Шрифт:
Только снег мог скрыть уродство Пекина, и первые десять часов у него это получалось. Китайский бетон, самый отвратительный бетон в мире, исчезал под его поразительной белизной. Поразительной вдвойне, потому что он поражал небо и землю: благодаря его безупречной белизне можно было вообразить, что огромные хлопья пустоты захватывали кусочки города, — а в Пекине пустота было не крайним средством, а своего рода искуплением.
Это соседство пустого и полного делали Сан Ли Тюн похожим на гравюру.
Было почти похоже на Китай.
Через десять часов зараза начинала действовать.
Бетон обесцвечивал снег, убожество побеждало красоту.
И всё становилось на свои места.
Новый снег ничего не менял. Ужасно осознавать насколько уродство всегда сильнее красоты: новые хлопья снега едва касались пекинской земли, как тут же становились безобразными.
Я не люблю метафоры. Не буду говорить, что снег в городе это метафора жизни. Не скажу, потому что это необязательно говорить, все и так ясно.
Когда-нибудь я напишу книжку, которая будет называться «Снег в городе». Это будет самая унылая книжка на свете. Но я не буду её писать. Зачем рассказывать об ужасах, о которых и без того всем известно.
И чтобы покончить с этим раз и навсегда скажу: не пойму, кто допустил подобную низость, чтобы восхитительный, мягкий, нежный, порхающий и лёгкий снег мог так быстро превращаться в серую и липкую, тяжёлую и бугристую, неподвижную кашу!
В Пекине я ненавидела зимы. Я терпеть не могла разбивать киркой лёд, который затруднял жизнь в гетто.
Другие дети думали так же.
Война была остановлена до оттепели — в этом было что-то парадоксальное.
Чтобы развлечь детей после принудительного труда, взрослые водили нас по воскресеньям на каток, на озеро Летнего Дворца [28] . Я не могла поверить такому счастью, так это было здорово. Огромная замёрзшая вода, отражающая северный свет и визжащая под лезвиями коньков, нравилась мне до головокружения. Красота обезоруживала меня.
На следующий день, когда мы возвращались в школу, нас снова ждали кирки и лопаты.
28
Летний дворец — парк Ихэюань, бывший летний императорский дворец. его территории занимает озеро Куньминху.
В этом участвовали все дети.
Кроме двоих весьма примечательных личностей: драгоценных Елены и Клавдио.
Их мать заявила, что её дети слишком хрупкого сложения для такой тяжёлой работы.
Насчёт Елены никто не думал протестовать.
Но освобождение от работы её брата не прибавило ему популярности.
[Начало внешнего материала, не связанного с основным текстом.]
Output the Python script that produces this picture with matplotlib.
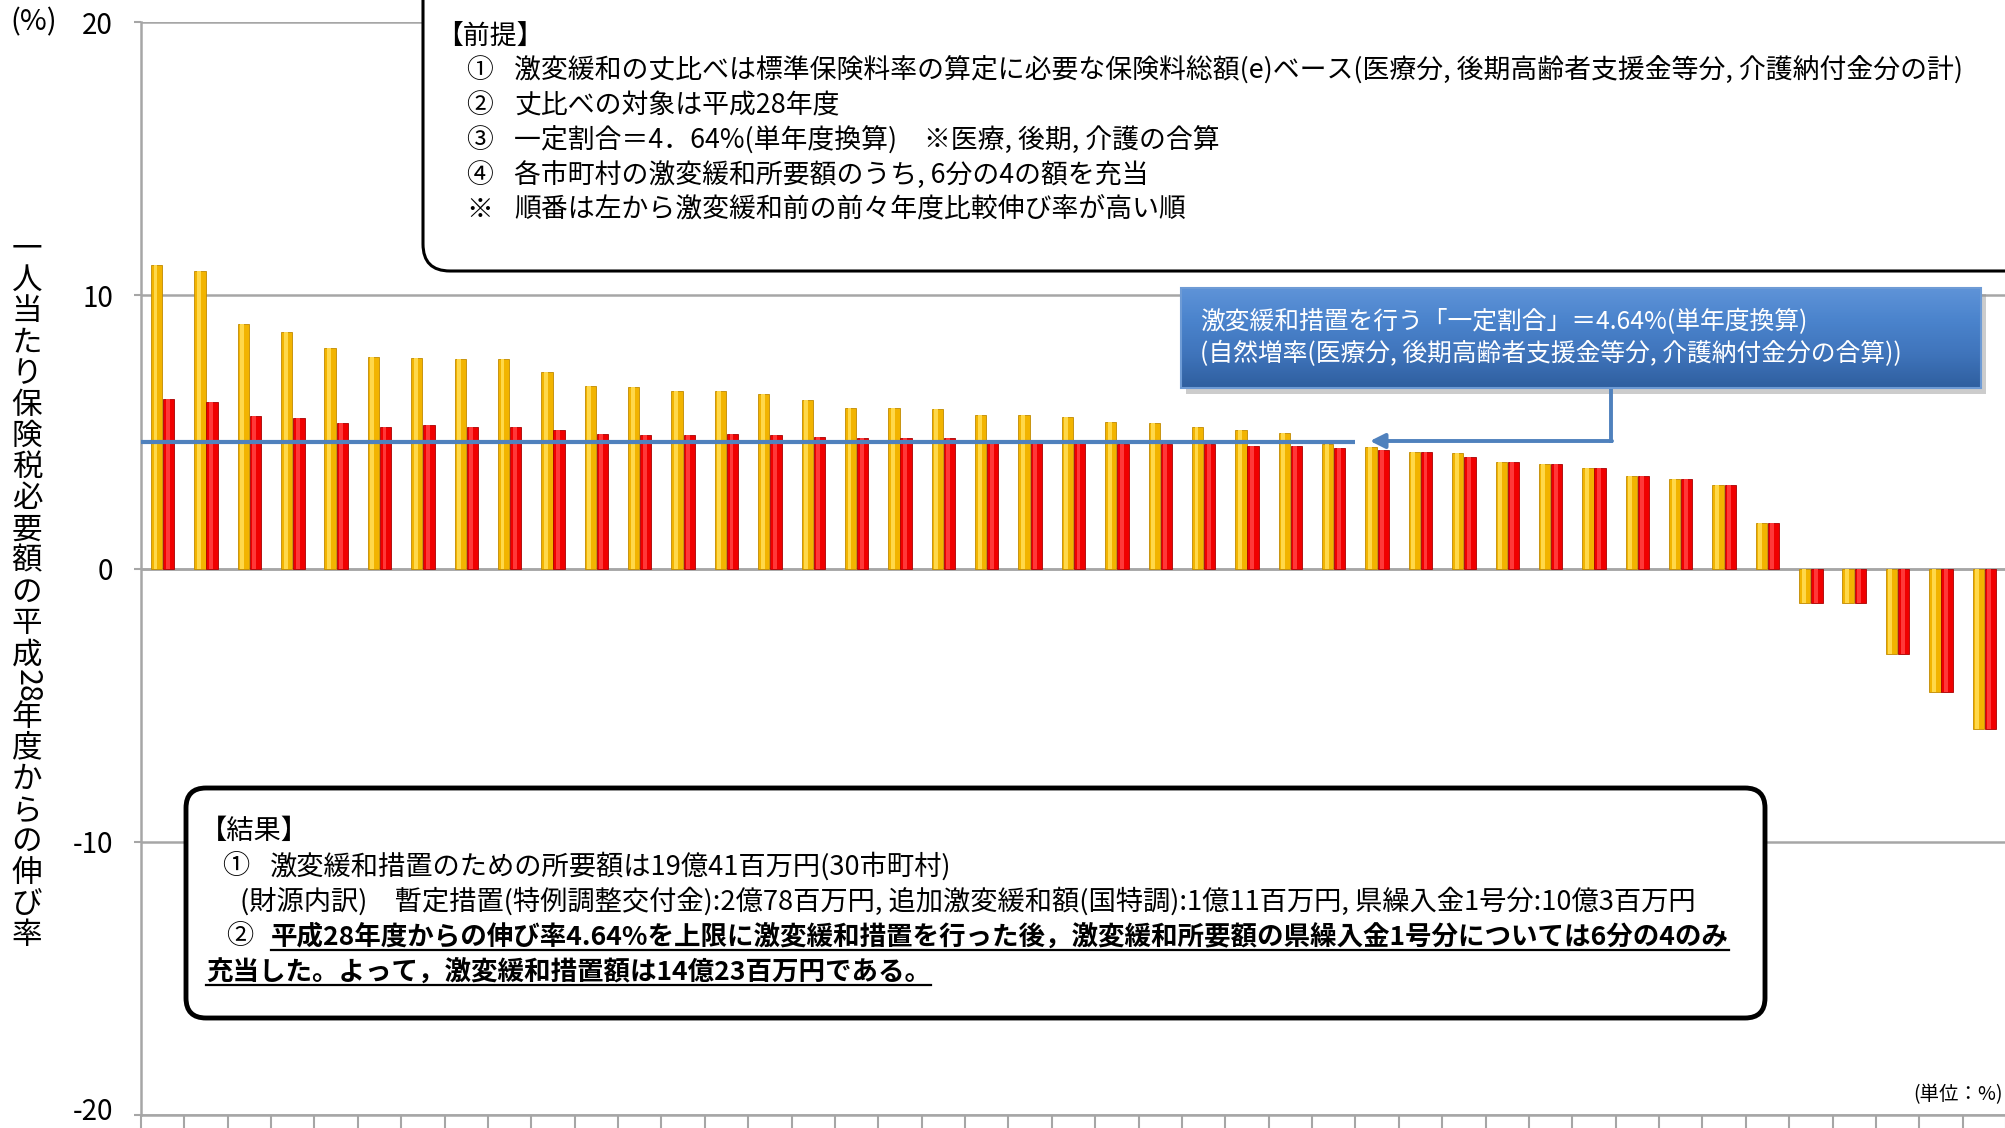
import numpy as np
import matplotlib.pyplot as plt
from matplotlib.colors import LinearSegmentedColormap
from matplotlib.patches import FancyBboxPatch, Rectangle, FancyArrowPatch
from matplotlib.lines import Line2D
from matplotlib.transforms import ScaledTranslation

plt.rcParams['font.family'] = ['Noto Sans CJK JP', 'DejaVu Sans']
plt.rcParams['axes.unicode_minus'] = False

# 平成28年度からの伸び率（％）: 激変緩和前 / 激変緩和後
before = [11.10, 10.89, 8.96, 8.66, 8.07, 7.74, 7.71, 7.65, 7.65, 7.18,
          6.67, 6.65, 6.50, 6.50, 6.40, 6.18, 5.88, 5.89, 5.85, 5.63,
          5.61, 5.55, 5.37, 5.33, 5.18, 5.06, 4.96, 4.57, 4.45, 4.26,
          4.24, 3.89, 3.84, 3.66, 3.39, 3.26, 3.07, 1.67, -1.26, -1.26,
          -3.13, -4.51, -5.89]
after = [6.22, 6.10, 5.59, 5.49, 5.33, 5.18, 5.24, 5.18, 5.18, 5.06,
         4.94, 4.90, 4.89, 4.92, 4.90, 4.82, 4.76, 4.76, 4.76, 4.62,
         4.64, 4.58, 4.57, 4.57, 4.55, 4.50, 4.49, 4.41, 4.35, 4.26,
         4.09, 3.89, 3.83, 3.66, 3.39, 3.26, 3.07, 1.67, -1.26, -1.26,
         -3.13, -4.51, -5.89]
threshold = 4.64
yticks = [-20, -10, 0, 10, 20]

ylabel_chars = list("一人当たり保険税必要額の平成") + ["28"] + list("年度からの伸び率")

premise_title = "【前提】"
premise_marks = ["①", "②", "③", "④", "※"]
premise_lines = [
    "激変緩和の丈比べは標準保険料率の算定に必要な保険料総額(e)ベース(医療分, 後期高齢者支援金等分, 介護納付金分の計)",
    "丈比べの対象は平成28年度",
    "一定割合＝4．64%(単年度換算)　※医療, 後期, 介護の合算",
    "各市町村の激変緩和所要額のうち, 6分の4の額を充当",
    "順番は左から激変緩和前の前々年度比較伸び率が高い順",
]
callout_lines = [
    "激変緩和措置を行う「一定割合」＝4.64%(単年度換算)",
    "(自然増率(医療分, 後期高齢者支援金等分, 介護納付金分の合算))",
]
result_title = "【結果】"
result_line1 = "激変緩和措置のための所要額は19億41百万円(30市町村)"
result_line2 = ("(財源内訳)　暫定措置(特例調整交付金):2億78百万円, 追加激変緩和額(国特調):"
                "1億11百万円, 県繰入金1号分:10億3百万円")
result_bold1 = "平成28年度からの伸び率4.64%を上限に激変緩和措置を行った後，激変緩和所要額の県繰入金1号分については6分の4のみ"
result_bold2 = "充当した。よって，激変緩和措置額は14億23百万円である。"

W, H = 2006, 1128
fig = plt.figure(figsize=(W / 100, H / 100), dpi=100)
renderer = fig.canvas.get_renderer()
T = fig.dpi_scale_trans


def P(x, y):
    # pixel position (from top-left) -> inches for dpi_scale_trans
    return x / 100, (H - y) / 100


def fit_size(s, width_px, weight='normal', base=20):
    t = fig.text(0, 0, s, fontsize=base, fontweight=weight)
    w = t.get_window_extent(renderer).width
    t.remove()
    return base * width_px / w


def put(x, y, s, size, **kw):
    return fig.text(*P(x, y), s, fontsize=size, transform=T, va='center', **kw)


# ---- chart ----
ax = fig.add_axes([141 / W, (H - 1115) / H, 1 - 141 / W, (1115 - 22) / H])
n = len(before)
x = np.arange(n)
bw = 0.26
ax.bar(x - 0.14, before, width=bw, color='#F2B400', edgecolor='#C08A00', linewidth=0.6, zorder=3)
ax.bar(x - 0.165, before, width=0.09, color='#FFD84A', linewidth=0, zorder=3)
ax.bar(x + 0.14, after, width=bw, color='#F00000', edgecolor='#A80000', linewidth=0.6, zorder=3)
ax.bar(x + 0.115, after, width=0.09, color='#FF3838', linewidth=0, zorder=3)

n_over = sum(1 for v in before if v > threshold)
ax.hlines(threshold, -0.5, n_over + 0.5, color='#4F81BD', lw=3, zorder=4)

ax.set_xlim(-0.5, -0.5 + (W - 141) / 43.48)
ax.set_ylim(-20, 20)
ax.set_yticks(yticks)
ax.set_yticklabels([str(v) for v in yticks], fontsize=20)
ax.set_xticks(np.arange(n + 1) - 0.5)
ax.set_xticklabels([])
ax.tick_params(axis='x', length=13, color='#A6A6A6', width=1.5)
ax.tick_params(axis='y', length=5, color='#A6A6A6', width=1.5, pad=15)
ax.set_axisbelow(True)
ax.yaxis.grid(True, color='#A6A6A6', lw=1.8)
ax.axhline(0, color='#A6A6A6', lw=1.8, zorder=2)
for side in ['top', 'right']:
    ax.spines[side].set_visible(False)
for side in ['left', 'bottom']:
    ax.spines[side].set_color('#A6A6A6')
    ax.spines[side].set_linewidth(1.8)
# keep the lowest tick label inside the picture
low = ax.get_yticklabels()[0]
low.set_transform(low.get_transform() + ScaledTranslation(0, 0.06, T))

put(10, 22, "(%)", 21, ha='left')

# vertical y label
for i, ch in enumerate(ylabel_chars):
    put(27, 249 + 31.2 * i, ch, 22, ha='center', rotation=-90 if ch.isdigit() else 0)

# ---- 前提 box ----
fig.add_artist(FancyBboxPatch(P(423, 271), 17, 4, boxstyle='round,pad=0,rounding_size=0.27',
                              transform=T, fc='white', ec='black', lw=2.2, zorder=5))
fs_top = fit_size(premise_lines[0], 1961 - 514)
put(436, 36, premise_title, fs_top, ha='left', zorder=6)
for i, (m, s) in enumerate(zip(premise_marks, premise_lines)):
    yy = 71 + 34.8 * i
    put(466, yy, m, fs_top, ha='left', zorder=6)
    put(514, yy, s, fs_top, ha='left', zorder=6)

# ---- callout ----
fig.add_artist(Rectangle((P(1181, 388)[0] + 0.05, P(1181, 388)[1] - 0.06), 8.0, 1.0, transform=T,
                         fc='#9A9A9A', ec='none', alpha=0.5, zorder=5))
cax = fig.add_axes([1181 / W, (H - 388) / H, 800 / W, 100 / H], zorder=5)
blue_grad = LinearSegmentedColormap.from_list('bg', ['#2F5F9F', '#3F74BB', '#4A83CC', '#5E93D8'])
cax.imshow(np.linspace(0, 1, 64).reshape(-1, 1), cmap=blue_grad, aspect='auto',
           origin='lower', extent=[0, 1, 0, 1])
cax.set_axis_off()
fig.add_artist(Rectangle(P(1181, 388), 8.0, 1.0, transform=T,
                         fc='none', ec='#6E9BD5', lw=1.5, zorder=6))
fs_call = fit_size(callout_lines[1], 1902 - 1200)
put(1200, 322, callout_lines[0], fs_call, ha='left', color='white', zorder=7)
put(1200, 354, callout_lines[1], fs_call, ha='left', color='white', zorder=7)
fig.add_artist(Line2D([P(1611, 388)[0], P(1611, 441)[0]], [P(1611, 388)[1], P(1611, 441)[1]],
                      transform=T, color='#4F81BD', lw=2.8, zorder=5))
fig.add_artist(FancyArrowPatch(P(1612, 441), P(1370, 441), transform=T, arrowstyle='-|>',
                               mutation_scale=22, color='#4F81BD', lw=2.8,
                               shrinkA=0, shrinkB=0, zorder=5))

# ---- 結果 box ----
fig.add_artist(FancyBboxPatch(P(186, 1018), 15.79, 2.30, boxstyle='round,pad=0,rounding_size=0.2',
                              transform=T, fc='white', ec='black', lw=3.5, zorder=5))
fs_res = fit_size(result_line2, 1699 - 243)
fs_bold = fit_size(result_bold1, 1730 - 271, weight='bold')
put(200, 831, result_title, fs_res, ha='left', zorder=6)
put(222, 866, "①", fs_res, ha='left', zorder=6)
put(270, 866, result_line1, fs_res, ha='left', zorder=6)
put(240, 901, result_line2, fs_res, ha='left', zorder=6)
put(226, 937, "②", fs_res, ha='left', zorder=6)
b1 = put(271, 937, result_bold1, fs_bold, ha='left', fontweight='bold', zorder=6)
b2 = put(206, 972, result_bold2, fs_bold, ha='left', fontweight='bold', zorder=6)
for t in (b1, b2):
    ext = t.get_window_extent(renderer)
    fig.add_artist(Line2D([ext.x0 / 100, ext.x1 / 100], [(ext.y0 + 1) / 100] * 2,
                          transform=T, color='black', lw=1.6, zorder=6))

put(2003, 1095, "(単位：%)", 14, ha='right')

fig.savefig('out.png', dpi=100)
Одетая в старое пальто и китайскую шапку из овечьей шерсти я яростно боролась со льдом. Поскольку Сан Ли Тюн был удивительно похож на тюрьму, то мне казалось, что я отбываю принудительные работы.
Потом, когда я получу Нобелевскую премию в области медицины или стану мучеником, я расскажу, что за мои военные подвиги я отбывала наказание на пекинской каторге.
Ну, вот, только этого не хватало.
Я увидела чудо: передо мной явилось хрупкое существо в белом плаще. Длинные чёрные волосы свободно струились из-под белого фетрового беретика.
Она была так красива, что я чуть не лишилась чувств, что было бы весьма эффектно.
Но я помнила материнские наставления и, сделав вид, что не замечаю её, с силой ударила по льду.
— Мне скучно. Поиграй со мной.
У неё был такой невинный голос.
— Не видишь — я работаю, — ответила я как можно более грубо.
— И так много детей работает, — сказала она, указывая на ребят, колющих лёд вокруг меня.
— Я не какая-нибудь недотрога. Мне стыдно сидеть без дела.
Скорее мне было стыдно за свои слова, но таково было предписание.
Она промолчала. Я снова взялась за свой тяжкий труд.
И тогда Елена неожиданно сказала:
— Дай мне кирку.
Я с изумлением молча смотрела на неё.
Она завладела моим инструментом, с патетическим усилием подняла его в воздух и стукнула им об лёд. Потом сделала вид, что снова хочет это сделать.
Смотреть на это было невыносимо.
Я выхватила у неё кирку и сердито крикнула:
— Нет! Только не ты!
— Почему? — спросила невинно-ангельским голоском.
Я не ответила и молча продолжала долбить лёд, опустив голову.
Моя возлюбленная удалилась медленным шагом, прекрасно осознавая, что счёт был в её пользу.
Война в школе служила душевной разрядкой.